▶ [What you should do]: Please copy the lines below exactly, from the first one through the line showing "from matplotlib import font_manager as fm".

▶ [Data shown]:
-------
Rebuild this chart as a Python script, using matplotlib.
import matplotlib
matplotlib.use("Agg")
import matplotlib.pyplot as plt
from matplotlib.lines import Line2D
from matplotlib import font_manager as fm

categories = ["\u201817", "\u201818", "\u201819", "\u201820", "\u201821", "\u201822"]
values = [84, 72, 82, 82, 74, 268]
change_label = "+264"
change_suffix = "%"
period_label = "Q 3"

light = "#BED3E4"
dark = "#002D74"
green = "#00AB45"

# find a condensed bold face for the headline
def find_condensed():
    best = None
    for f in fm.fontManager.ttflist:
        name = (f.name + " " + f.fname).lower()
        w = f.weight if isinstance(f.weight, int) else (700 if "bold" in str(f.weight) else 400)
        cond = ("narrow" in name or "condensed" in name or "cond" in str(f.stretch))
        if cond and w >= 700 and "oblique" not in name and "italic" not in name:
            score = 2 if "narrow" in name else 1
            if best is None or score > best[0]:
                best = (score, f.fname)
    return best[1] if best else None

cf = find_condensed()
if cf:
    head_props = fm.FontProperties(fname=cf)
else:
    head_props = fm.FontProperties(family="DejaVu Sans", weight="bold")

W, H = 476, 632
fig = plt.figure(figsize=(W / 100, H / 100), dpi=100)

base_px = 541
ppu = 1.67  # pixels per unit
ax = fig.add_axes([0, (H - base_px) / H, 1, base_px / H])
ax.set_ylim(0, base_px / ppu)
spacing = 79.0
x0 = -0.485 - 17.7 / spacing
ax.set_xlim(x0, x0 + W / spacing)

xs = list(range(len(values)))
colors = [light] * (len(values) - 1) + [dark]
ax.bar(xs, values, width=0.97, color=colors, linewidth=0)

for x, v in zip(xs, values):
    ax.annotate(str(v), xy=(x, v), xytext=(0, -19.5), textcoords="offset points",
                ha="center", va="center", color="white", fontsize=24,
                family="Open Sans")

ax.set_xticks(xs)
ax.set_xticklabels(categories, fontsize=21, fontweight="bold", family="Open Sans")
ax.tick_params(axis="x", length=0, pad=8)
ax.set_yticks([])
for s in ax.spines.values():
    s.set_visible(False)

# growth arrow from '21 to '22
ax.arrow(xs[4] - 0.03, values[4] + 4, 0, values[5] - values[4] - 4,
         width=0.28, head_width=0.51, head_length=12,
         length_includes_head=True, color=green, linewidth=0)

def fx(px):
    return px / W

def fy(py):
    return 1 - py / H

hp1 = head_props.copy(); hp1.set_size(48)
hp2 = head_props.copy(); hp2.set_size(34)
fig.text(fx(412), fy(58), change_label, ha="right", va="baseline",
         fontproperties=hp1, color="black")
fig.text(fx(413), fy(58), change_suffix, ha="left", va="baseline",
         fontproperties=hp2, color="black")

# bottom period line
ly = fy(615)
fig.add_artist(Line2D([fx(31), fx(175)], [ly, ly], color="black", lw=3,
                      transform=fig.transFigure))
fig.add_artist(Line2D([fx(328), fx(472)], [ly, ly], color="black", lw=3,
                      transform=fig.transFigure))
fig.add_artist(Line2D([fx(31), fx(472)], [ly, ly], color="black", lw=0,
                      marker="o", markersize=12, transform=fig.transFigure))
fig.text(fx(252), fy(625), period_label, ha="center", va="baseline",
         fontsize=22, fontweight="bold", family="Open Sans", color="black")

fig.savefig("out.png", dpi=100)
-------
▶ [Solution for this task]:
Rebuild this chart as a Python script, using matplotlib.
import matplotlib
matplotlib.use("Agg")
import matplotlib.pyplot as plt
from matplotlib.lines import Line2D
from matplotlib import font_manager as fm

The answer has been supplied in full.